Firstly, an ability to recognize patterns, or structured information. Spreadsheets are explicitly ‘data’ but some of the most interesting applications of computational journalism are where someone has seen data where others don’t.
That might be patterns in thousands of documents, or the occurrence of colours in the pixels of images, or frequencies of words, frequencies in music, or relationships between people. All of these are potential sources of stories, and open up opportunities for making investigations possible that otherwise wouldn’t be.
So I guess the other skill is the ability to find and adapt solutions – it’s not about memorising every possible Excel function or Python method, it’s often about standing on the shoulders of others who have tackled similar problems before you.
These ‘computational thinking‘ skills (I’ve written more about them here) are important regardless of whether you are using Excel or programming to do your data journalism.
But in terms of tools, I’d say sorting, filtering, pivoting (aggregating totals by a certain category in your data), combining data, and calculating percentages/ratios are the 5 key practical skills.

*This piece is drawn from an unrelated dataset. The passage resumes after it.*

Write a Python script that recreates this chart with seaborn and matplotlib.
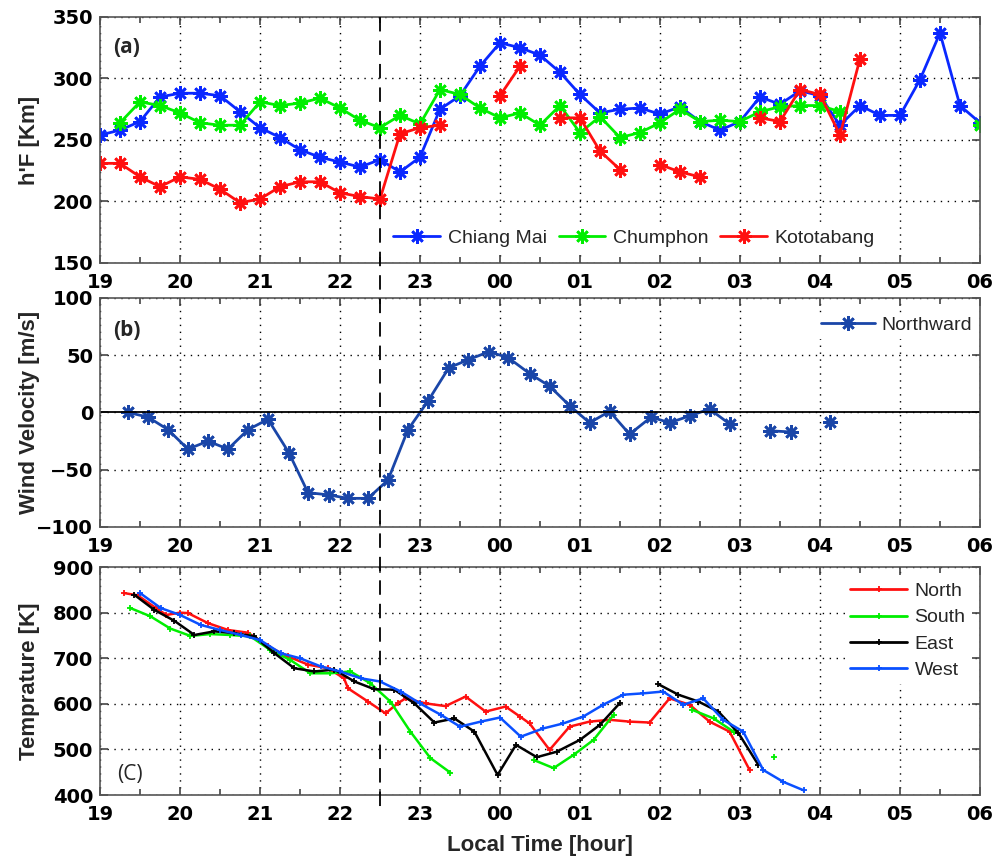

2. What’s your top advice when you are dealing with data?
As a journalist, identify what sort of story you are looking to tease out as early as possible – otherwise you can spend hours just fiddling around with the data and going down various blind alleys.

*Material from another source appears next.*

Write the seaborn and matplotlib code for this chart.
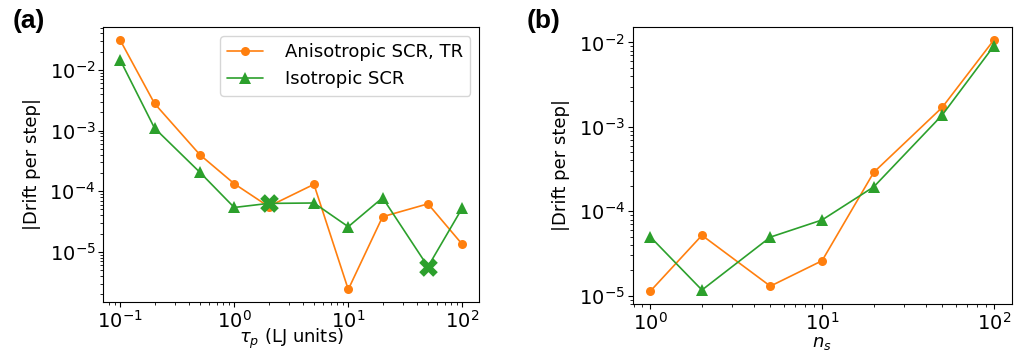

Most of the time your story is about just one or two columns, so decide which ones first, then break down what you need to do with those (sort, filter, pivot, combine, clean etc).
Likewise, know when to leave the data behind and start picking up the phone or hitting the streets (or searching for background).
Data is great at directing you to a place or organisation, or identifying a problem, but once you’ve done that you need to speak to that organisation, or visit that place, or interview an expert on that problem, and someone affected by it.
Finally, retain your journalistic scepticism when looking at data.
Is it too good to be true? Does a term or field mean what you think it means? (And how can you clarify that?)
Does it need cleaning? Are there other sources you can consult or talk to?
There are many examples of data which is dirty or poorly compiled or manipulated or incomplete, but which is used for the basis of decisions – and that might end up being your story.
3. What are the free tools/programs that would help journalists that are new to this area to learn computational journalism?
A spreadsheet program like Google Sheets or Libre Office is still the basic tool for most data journalism.
For cleaning data Open Refine is excellent – but you can also use some of its functionality in Workbench Data which includes data analysis, combination, scraping and visualisation tools.
For visualisation Datawrapper is great for making charts and maps against a deadline. Infogram and Flourish and Tableau (which also does data analysis) are all worth exploring too.
But really I think there can be too much of a focus on tools and ‘which tool I need to learn’. It’s always best to decide on what you want to achieve first, and then look for the tool that will help you do that.
Some people find themselves drawn more to the visual side of data journalism, for example, while others are inspired by the potential of interactivity; others want to be able to manage the data that comes through using FOI; and some love the idea of using data skills to obtain the data in the first place. Each of those leads you to a different tool and skillset, and if you’re motivated by the story you’ll be much more likely to keep learning.